### Given information
┄┄┄┄┄┄

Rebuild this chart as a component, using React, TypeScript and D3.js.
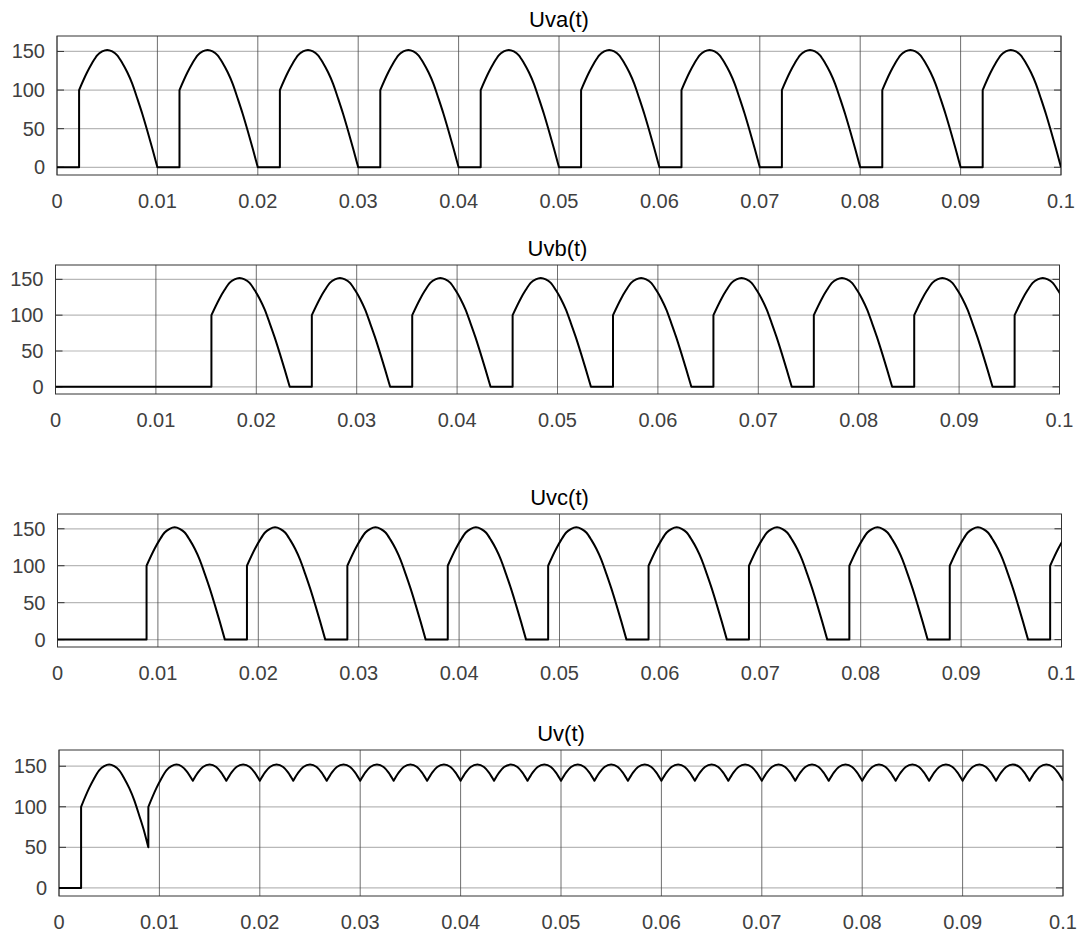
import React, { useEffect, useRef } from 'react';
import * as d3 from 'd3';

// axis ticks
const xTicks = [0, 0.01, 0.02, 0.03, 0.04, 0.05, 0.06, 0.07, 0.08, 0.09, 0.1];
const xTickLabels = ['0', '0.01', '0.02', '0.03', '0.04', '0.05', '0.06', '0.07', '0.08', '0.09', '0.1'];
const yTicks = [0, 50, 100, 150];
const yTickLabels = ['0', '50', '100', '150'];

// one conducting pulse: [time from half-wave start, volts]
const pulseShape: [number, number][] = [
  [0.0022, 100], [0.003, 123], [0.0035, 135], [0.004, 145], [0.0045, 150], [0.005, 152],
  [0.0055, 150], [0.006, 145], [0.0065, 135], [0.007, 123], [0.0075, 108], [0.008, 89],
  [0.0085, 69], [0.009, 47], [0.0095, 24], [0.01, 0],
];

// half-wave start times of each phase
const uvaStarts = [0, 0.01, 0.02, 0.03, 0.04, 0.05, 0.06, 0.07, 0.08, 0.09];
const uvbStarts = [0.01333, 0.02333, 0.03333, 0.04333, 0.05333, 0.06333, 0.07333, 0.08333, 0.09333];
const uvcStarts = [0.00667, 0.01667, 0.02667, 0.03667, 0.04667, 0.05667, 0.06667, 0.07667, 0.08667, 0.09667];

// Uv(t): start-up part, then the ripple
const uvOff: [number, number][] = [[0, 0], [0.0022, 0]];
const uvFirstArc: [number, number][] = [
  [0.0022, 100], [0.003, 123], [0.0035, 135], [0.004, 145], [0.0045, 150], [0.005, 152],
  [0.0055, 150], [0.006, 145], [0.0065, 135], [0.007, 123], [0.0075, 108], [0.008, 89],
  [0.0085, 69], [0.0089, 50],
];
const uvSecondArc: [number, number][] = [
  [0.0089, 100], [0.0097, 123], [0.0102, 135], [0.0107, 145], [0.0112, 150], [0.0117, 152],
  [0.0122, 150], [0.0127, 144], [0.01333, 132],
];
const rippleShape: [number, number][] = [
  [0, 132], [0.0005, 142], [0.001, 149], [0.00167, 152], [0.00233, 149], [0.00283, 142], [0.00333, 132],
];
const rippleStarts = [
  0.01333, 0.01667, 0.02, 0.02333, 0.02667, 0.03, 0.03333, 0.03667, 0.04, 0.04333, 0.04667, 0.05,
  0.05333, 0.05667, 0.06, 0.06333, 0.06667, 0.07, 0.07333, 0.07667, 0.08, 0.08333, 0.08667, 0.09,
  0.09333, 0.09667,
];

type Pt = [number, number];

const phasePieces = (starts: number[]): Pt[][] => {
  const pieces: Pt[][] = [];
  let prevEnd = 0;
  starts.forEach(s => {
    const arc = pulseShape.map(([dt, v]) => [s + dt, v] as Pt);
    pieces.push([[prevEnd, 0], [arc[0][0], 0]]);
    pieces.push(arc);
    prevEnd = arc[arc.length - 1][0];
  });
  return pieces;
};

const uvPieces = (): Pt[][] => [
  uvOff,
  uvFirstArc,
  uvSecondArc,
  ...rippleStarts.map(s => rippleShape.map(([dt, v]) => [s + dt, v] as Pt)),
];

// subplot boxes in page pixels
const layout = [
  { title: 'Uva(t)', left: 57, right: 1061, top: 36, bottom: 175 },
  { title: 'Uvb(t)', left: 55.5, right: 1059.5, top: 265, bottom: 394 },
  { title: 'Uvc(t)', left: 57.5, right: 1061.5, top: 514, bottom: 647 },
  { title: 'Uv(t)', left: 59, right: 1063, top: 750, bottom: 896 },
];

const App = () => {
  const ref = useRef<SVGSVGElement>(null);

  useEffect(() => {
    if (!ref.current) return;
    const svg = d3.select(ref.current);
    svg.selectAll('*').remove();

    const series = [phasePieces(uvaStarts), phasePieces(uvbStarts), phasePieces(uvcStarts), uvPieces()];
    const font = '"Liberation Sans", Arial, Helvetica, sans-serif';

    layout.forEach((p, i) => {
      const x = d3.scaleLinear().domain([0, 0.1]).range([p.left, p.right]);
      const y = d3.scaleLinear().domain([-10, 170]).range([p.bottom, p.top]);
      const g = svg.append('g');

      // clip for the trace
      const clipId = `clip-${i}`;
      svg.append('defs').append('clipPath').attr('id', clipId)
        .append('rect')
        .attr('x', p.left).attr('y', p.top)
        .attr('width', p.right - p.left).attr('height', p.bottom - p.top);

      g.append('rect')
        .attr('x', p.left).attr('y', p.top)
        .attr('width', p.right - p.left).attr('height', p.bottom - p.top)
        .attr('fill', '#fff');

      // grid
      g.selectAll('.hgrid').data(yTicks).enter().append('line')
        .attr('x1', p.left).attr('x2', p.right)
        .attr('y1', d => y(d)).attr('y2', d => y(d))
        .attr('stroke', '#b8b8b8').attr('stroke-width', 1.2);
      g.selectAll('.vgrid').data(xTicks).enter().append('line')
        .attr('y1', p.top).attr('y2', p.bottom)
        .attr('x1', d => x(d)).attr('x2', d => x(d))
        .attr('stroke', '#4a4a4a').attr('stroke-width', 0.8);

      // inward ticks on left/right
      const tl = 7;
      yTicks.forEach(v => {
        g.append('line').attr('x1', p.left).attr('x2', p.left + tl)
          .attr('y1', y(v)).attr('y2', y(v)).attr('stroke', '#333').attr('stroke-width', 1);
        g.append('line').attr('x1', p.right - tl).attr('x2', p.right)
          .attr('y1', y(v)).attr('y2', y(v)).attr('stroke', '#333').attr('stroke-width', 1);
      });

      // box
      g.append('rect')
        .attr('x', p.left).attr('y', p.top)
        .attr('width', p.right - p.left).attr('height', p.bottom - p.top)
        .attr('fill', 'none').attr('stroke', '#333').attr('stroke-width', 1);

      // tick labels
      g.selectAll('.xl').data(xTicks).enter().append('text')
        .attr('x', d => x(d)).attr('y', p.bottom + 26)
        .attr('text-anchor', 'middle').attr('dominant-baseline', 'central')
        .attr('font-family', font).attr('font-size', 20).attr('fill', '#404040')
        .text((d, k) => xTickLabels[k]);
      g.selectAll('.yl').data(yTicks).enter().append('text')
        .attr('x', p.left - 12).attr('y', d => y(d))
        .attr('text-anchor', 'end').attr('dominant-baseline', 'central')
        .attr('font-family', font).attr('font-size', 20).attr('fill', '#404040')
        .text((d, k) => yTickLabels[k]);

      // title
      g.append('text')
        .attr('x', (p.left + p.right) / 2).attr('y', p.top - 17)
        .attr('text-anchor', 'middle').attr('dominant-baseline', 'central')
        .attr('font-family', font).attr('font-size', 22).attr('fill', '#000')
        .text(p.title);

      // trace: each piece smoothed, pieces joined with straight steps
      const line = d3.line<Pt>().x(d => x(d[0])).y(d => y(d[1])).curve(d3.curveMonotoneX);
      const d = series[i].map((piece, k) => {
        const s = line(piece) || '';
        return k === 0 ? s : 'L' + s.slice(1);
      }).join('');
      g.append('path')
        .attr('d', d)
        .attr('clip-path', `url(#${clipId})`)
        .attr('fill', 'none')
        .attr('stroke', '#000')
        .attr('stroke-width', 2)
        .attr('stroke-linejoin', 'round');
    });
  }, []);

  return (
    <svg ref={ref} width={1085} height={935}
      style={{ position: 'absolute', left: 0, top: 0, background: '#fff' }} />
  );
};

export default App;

┄┄┄┄┄┄

### Aim of the task
Make a copy of each line that contains the string "React".

### The output
Rebuild this chart as a component, using React, TypeScript and D3.js.
import React, { useEffect, useRef } from 'react';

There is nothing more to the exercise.